Special cases you’ll probably hit

  • Month-only sorting, ignoring year: add a helper =MONTH(A2) and sort by that. If your dates are text month names, set a custom list (Jan, Feb, …) or convert to real dates first.
  • Fiscal year labels, FY starting in April: =YEAR(EDATE(A2,9)) gives the fiscal year number; then sort by it.
  • Blanks: Excel pushes blanks last by default. In formula sorts, you can force blanks to bottom by using a sort key like =IF(A2="",DATE(9999,12,31),A2).
  • Wrong order after conversion: that’s almost always a locale mismatch. Use Text to Columns with the correct DMY/MDY choice.

When to use AskExcel to save hours

If your sheet has mixed formats like 13/02/24, Feb 13, 2024, 2024-02-13 07:15, or has hidden apostrophes and nonbreaking spaces, cleaning by hand gets tedious. AskExcel identifies date formats, handles locale differences, and converts everything to real Excel dates, then sorts your entire table in one step.

Try prompts like:

  • “Convert column B to real Excel dates. Interpret DMY when day comes first, keep times if present, and sort the whole table by this date newest to oldest.”
  • “My dates are a mix of 30/04/2023, April 30, 2023, and 2023-04-30. Normalize them to ISO and re-sort.”
  • “Strip times, sort by calendar date only, then group counts by month.”

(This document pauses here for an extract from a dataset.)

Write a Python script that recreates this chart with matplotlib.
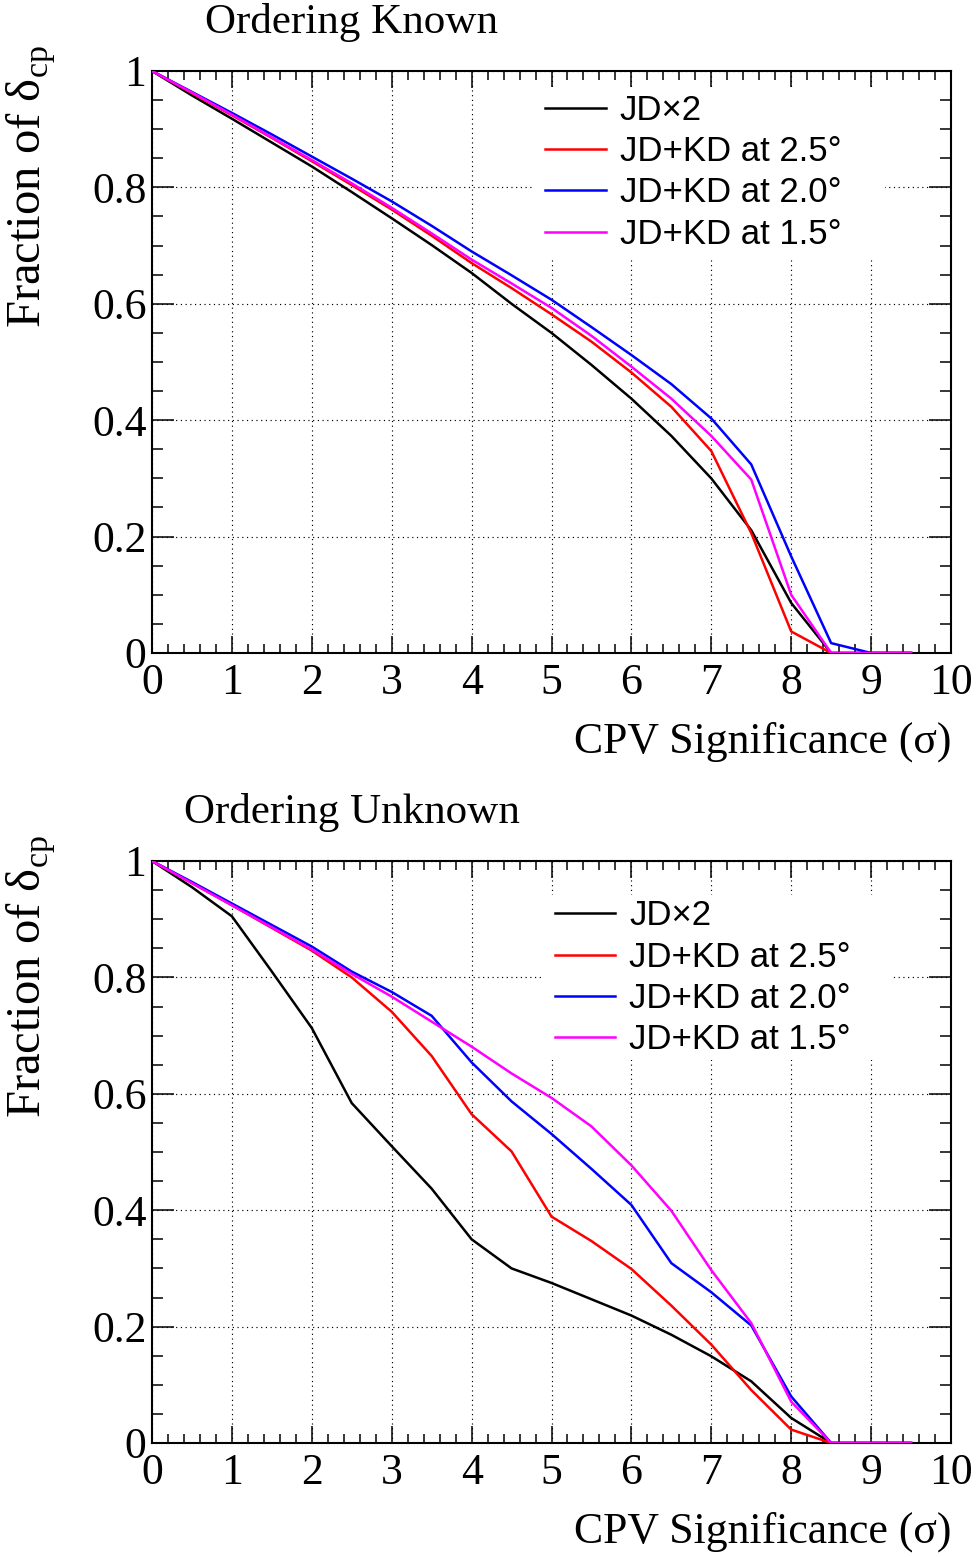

AskExcel can also generate the exact helper formulas steps for you, then apply them directly so you don’t have to trial-and-error.

A simple recipe you can bookmark

  1. If you only see A to Z: use Find and Replace to replace / with / or run Text to Columns with the correct date order.
  2. Verify with =ISNUMBER() or by switching Number Format to a date.
  3. Sort Oldest to Newest or use =SORTBY() for a dynamic, always-sorted output.
  4. For messy or mixed formats, let AskExcel normalize and sort in one go.

Once your dates are real, Excel’s sort options just work.

Quick FAQ

Why do I only see A to Z instead of Oldest to Newest?

  • Your dates are text. The fastest fix is Ctrl+H and replace / with / to re-parse, or use Text to Columns with the correct date order.

Does changing the Number Format to Date fix it?

  • No. Formatting doesn’t convert text to a date value. You must coerce or parse it.